**OBJECTIVE:** Omit all pictures. Copy the rest of the material exactly.
### GIVEN INFORMATION
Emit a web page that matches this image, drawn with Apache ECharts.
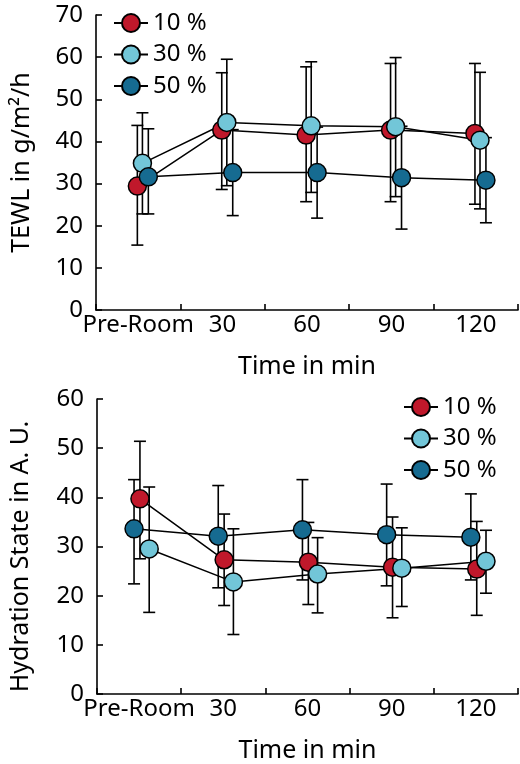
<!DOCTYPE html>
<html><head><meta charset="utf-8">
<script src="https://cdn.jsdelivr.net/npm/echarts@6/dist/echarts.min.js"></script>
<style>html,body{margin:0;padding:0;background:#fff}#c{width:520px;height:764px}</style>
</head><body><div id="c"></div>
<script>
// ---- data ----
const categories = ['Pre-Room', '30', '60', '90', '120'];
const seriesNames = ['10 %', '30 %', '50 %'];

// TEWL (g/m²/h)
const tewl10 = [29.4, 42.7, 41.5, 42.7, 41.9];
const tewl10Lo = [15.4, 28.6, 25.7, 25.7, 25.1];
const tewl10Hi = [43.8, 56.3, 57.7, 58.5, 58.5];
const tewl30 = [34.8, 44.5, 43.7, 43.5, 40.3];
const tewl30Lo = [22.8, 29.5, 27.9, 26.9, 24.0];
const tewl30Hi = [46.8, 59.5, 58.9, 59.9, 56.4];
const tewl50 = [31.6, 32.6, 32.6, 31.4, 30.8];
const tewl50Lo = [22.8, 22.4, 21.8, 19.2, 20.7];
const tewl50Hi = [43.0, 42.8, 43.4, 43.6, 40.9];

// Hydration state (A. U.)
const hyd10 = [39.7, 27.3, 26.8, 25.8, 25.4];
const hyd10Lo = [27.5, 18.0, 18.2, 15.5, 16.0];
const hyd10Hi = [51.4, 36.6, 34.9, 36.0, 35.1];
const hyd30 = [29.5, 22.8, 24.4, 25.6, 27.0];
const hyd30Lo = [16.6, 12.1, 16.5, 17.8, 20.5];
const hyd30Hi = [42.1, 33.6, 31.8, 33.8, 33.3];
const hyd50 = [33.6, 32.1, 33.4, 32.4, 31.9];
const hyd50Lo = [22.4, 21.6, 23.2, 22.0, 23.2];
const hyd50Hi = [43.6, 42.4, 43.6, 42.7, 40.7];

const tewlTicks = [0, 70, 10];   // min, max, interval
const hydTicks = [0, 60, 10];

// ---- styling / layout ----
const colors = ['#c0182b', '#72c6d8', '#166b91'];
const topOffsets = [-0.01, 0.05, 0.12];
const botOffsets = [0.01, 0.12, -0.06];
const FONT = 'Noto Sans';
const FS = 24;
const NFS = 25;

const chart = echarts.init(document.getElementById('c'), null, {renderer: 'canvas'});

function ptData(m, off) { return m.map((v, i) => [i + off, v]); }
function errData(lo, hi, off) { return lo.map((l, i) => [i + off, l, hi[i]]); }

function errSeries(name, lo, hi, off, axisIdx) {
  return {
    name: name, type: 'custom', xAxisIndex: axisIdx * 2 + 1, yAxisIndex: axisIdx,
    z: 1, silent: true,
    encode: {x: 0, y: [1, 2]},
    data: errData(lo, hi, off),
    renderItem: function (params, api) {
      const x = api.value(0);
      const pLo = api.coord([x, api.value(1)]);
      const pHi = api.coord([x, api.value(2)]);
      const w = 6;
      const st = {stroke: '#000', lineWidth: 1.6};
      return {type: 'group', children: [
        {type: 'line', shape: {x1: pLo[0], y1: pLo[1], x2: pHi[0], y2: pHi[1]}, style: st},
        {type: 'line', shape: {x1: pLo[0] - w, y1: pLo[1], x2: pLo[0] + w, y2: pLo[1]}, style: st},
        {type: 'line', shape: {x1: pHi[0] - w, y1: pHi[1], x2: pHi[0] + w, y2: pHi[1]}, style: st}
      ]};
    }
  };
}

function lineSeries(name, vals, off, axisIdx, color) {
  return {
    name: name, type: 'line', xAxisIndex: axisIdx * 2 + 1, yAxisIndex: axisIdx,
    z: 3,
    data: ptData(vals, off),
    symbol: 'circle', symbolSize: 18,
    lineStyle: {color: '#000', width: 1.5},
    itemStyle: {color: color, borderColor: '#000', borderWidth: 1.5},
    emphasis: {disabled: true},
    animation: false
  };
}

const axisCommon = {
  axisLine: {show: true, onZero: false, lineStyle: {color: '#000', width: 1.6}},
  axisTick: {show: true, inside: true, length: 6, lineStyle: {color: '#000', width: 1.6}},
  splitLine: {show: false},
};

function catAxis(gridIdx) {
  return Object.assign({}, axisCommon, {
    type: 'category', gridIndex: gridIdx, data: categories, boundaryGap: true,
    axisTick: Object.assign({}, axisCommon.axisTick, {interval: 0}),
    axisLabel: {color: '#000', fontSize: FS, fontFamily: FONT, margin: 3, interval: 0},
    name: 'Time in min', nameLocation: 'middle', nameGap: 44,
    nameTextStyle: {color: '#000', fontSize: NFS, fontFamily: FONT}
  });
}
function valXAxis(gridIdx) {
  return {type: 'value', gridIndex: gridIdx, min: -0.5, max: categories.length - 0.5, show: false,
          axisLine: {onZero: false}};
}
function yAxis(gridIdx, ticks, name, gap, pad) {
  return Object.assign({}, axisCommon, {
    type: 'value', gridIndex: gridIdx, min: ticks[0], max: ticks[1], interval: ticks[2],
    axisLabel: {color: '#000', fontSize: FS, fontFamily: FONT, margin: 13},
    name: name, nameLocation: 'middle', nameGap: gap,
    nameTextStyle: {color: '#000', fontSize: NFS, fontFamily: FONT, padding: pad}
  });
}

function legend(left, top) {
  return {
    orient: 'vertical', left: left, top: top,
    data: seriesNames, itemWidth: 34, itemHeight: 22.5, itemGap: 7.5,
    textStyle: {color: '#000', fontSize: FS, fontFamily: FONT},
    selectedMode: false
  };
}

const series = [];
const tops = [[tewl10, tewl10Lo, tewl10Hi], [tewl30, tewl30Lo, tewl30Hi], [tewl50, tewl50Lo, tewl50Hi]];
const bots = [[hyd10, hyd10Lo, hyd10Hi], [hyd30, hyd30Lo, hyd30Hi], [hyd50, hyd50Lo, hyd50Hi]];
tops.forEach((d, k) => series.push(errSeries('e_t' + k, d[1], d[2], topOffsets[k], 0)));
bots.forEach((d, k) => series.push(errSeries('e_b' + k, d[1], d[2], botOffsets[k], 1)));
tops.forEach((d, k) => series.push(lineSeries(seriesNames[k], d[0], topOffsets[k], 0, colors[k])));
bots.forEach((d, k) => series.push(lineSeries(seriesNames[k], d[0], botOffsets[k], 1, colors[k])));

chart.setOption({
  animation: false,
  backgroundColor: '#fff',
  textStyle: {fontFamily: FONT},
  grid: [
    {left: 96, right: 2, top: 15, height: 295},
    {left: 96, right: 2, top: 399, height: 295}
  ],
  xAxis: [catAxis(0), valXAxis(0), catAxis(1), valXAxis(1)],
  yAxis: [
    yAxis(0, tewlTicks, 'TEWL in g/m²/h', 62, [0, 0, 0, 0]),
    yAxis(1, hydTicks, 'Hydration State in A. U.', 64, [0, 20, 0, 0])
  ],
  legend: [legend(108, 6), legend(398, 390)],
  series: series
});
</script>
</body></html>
######
**REPLY TO THE EXERCISE:**
Emit a web page that matches this image, drawn with Apache ECharts.
<!DOCTYPE html>
<html><head><meta charset="utf-8">
<script src="https://cdn.jsdelivr.net/npm/echarts@6/dist/echarts.min.js"></script>
<style>html,body{margin:0;padding:0;background:#fff}#c{width:520px;height:764px}</style>
</head><body><div id="c"></div>
<script>
// ---- data ----
const categories = ['Pre-Room', '30', '60', '90', '120'];
const seriesNames = ['10 %', '30 %', '50 %'];

// TEWL (g/m²/h)
const tewl10 = [29.4, 42.7, 41.5, 42.7, 41.9];
const tewl10Lo = [15.4, 28.6, 25.7, 25.7, 25.1];
const tewl10Hi = [43.8, 56.3, 57.7, 58.5, 58.5];
const tewl30 = [34.8, 44.5, 43.7, 43.5, 40.3];
const tewl30Lo = [22.8, 29.5, 27.9, 26.9, 24.0];
const tewl30Hi = [46.8, 59.5, 58.9, 59.9, 56.4];
const tewl50 = [31.6, 32.6, 32.6, 31.4, 30.8];
const tewl50Lo = [22.8, 22.4, 21.8, 19.2, 20.7];
const tewl50Hi = [43.0, 42.8, 43.4, 43.6, 40.9];

// Hydration state (A. U.)
const hyd10 = [39.7, 27.3, 26.8, 25.8, 25.4];
const hyd10Lo = [27.5, 18.0, 18.2, 15.5, 16.0];
const hyd10Hi = [51.4, 36.6, 34.9, 36.0, 35.1];
const hyd30 = [29.5, 22.8, 24.4, 25.6, 27.0];
const hyd30Lo = [16.6, 12.1, 16.5, 17.8, 20.5];
const hyd30Hi = [42.1, 33.6, 31.8, 33.8, 33.3];
const hyd50 = [33.6, 32.1, 33.4, 32.4, 31.9];
const hyd50Lo = [22.4, 21.6, 23.2, 22.0, 23.2];
const hyd50Hi = [43.6, 42.4, 43.6, 42.7, 40.7];

const tewlTicks = [0, 70, 10];   // min, max, interval
const hydTicks = [0, 60, 10];

// ---- styling / layout ----
const colors = ['#c0182b', '#72c6d8', '#166b91'];
const topOffsets = [-0.01, 0.05, 0.12];
const botOffsets = [0.01, 0.12, -0.06];
const FONT = 'Noto Sans';
const FS = 24;
const NFS = 25;

const chart = echarts.init(document.getElementById('c'), null, {renderer: 'canvas'});

function ptData(m, off) { return m.map((v, i) => [i + off, v]); }
function errData(lo, hi, off) { return lo.map((l, i) => [i + off, l, hi[i]]); }

function errSeries(name, lo, hi, off, axisIdx) {
  return {
    name: name, type: 'custom', xAxisIndex: axisIdx * 2 + 1, yAxisIndex: axisIdx,
    z: 1, silent: true,
    encode: {x: 0, y: [1, 2]},
    data: errData(lo, hi, off),
    renderItem: function (params, api) {
      const x = api.value(0);
      const pLo = api.coord([x, api.value(1)]);
      const pHi = api.coord([x, api.value(2)]);
      const w = 6;
      const st = {stroke: '#000', lineWidth: 1.6};
      return {type: 'group', children: [
        {type: 'line', shape: {x1: pLo[0], y1: pLo[1], x2: pHi[0], y2: pHi[1]}, style: st},
        {type: 'line', shape: {x1: pLo[0] - w, y1: pLo[1], x2: pLo[0] + w, y2: pLo[1]}, style: st},
        {type: 'line', shape: {x1: pHi[0] - w, y1: pHi[1], x2: pHi[0] + w, y2: pHi[1]}, style: st}
      ]};
    }
  };
}

function lineSeries(name, vals, off, axisIdx, color) {
  return {
    name: name, type: 'line', xAxisIndex: axisIdx * 2 + 1, yAxisIndex: axisIdx,
    z: 3,
    data: ptData(vals, off),
    symbol: 'circle', symbolSize: 18,
    lineStyle: {color: '#000', width: 1.5},
    itemStyle: {color: color, borderColor: '#000', borderWidth: 1.5},
    emphasis: {disabled: true},
    animation: false
  };
}

const axisCommon = {
  axisLine: {show: true, onZero: false, lineStyle: {color: '#000', width: 1.6}},
  axisTick: {show: true, inside: true, length: 6, lineStyle: {color: '#000', width: 1.6}},
  splitLine: {show: false},
};

function catAxis(gridIdx) {
  return Object.assign({}, axisCommon, {
    type: 'category', gridIndex: gridIdx, data: categories, boundaryGap: true,
    axisTick: Object.assign({}, axisCommon.axisTick, {interval: 0}),
    axisLabel: {color: '#000', fontSize: FS, fontFamily: FONT, margin: 3, interval: 0},
    name: 'Time in min', nameLocation: 'middle', nameGap: 44,
    nameTextStyle: {color: '#000', fontSize: NFS, fontFamily: FONT}
  });
}
function valXAxis(gridIdx) {
  return {type: 'value', gridIndex: gridIdx, min: -0.5, max: categories.length - 0.5, show: false,
          axisLine: {onZero: false}};
}
function yAxis(gridIdx, ticks, name, gap, pad) {
  return Object.assign({}, axisCommon, {
    type: 'value', gridIndex: gridIdx, min: ticks[0], max: ticks[1], interval: ticks[2],
    axisLabel: {color: '#000', fontSize: FS, fontFamily: FONT, margin: 13},
    name: name, nameLocation: 'middle', nameGap: gap,
    nameTextStyle: {color: '#000', fontSize: NFS, fontFamily: FONT, padding: pad}
  });
}

function legend(left, top) {
  return {
    orient: 'vertical', left: left, top: top,
    data: seriesNames, itemWidth: 34, itemHeight: 22.5, itemGap: 7.5,
    textStyle: {color: '#000', fontSize: FS, fontFamily: FONT},
    selectedMode: false
  };
}

const series = [];
const tops = [[tewl10, tewl10Lo, tewl10Hi], [tewl30, tewl30Lo, tewl30Hi], [tewl50, tewl50Lo, tewl50Hi]];
const bots = [[hyd10, hyd10Lo, hyd10Hi], [hyd30, hyd30Lo, hyd30Hi], [hyd50, hyd50Lo, hyd50Hi]];
tops.forEach((d, k) => series.push(errSeries('e_t' + k, d[1], d[2], topOffsets[k], 0)));
bots.forEach((d, k) => series.push(errSeries('e_b' + k, d[1], d[2], botOffsets[k], 1)));
tops.forEach((d, k) => series.push(lineSeries(seriesNames[k], d[0], topOffsets[k], 0, colors[k])));
bots.forEach((d, k) => series.push(lineSeries(seriesNames[k], d[0], botOffsets[k], 1, colors[k])));

chart.setOption({
  animation: false,
  backgroundColor: '#fff',
  textStyle: {fontFamily: FONT},
  grid: [
    {left: 96, right: 2, top: 15, height: 295},
    {left: 96, right: 2, top: 399, height: 295}
  ],
  xAxis: [catAxis(0), valXAxis(0), catAxis(1), valXAxis(1)],
  yAxis: [
    yAxis(0, tewlTicks, 'TEWL in g/m²/h', 62, [0, 0, 0, 0]),
    yAxis(1, hydTicks, 'Hydration State in A. U.', 64, [0, 20, 0, 0])
  ],
  legend: [legend(108, 6), legend(398, 390)],
  series: series
});
</script>
</body></html>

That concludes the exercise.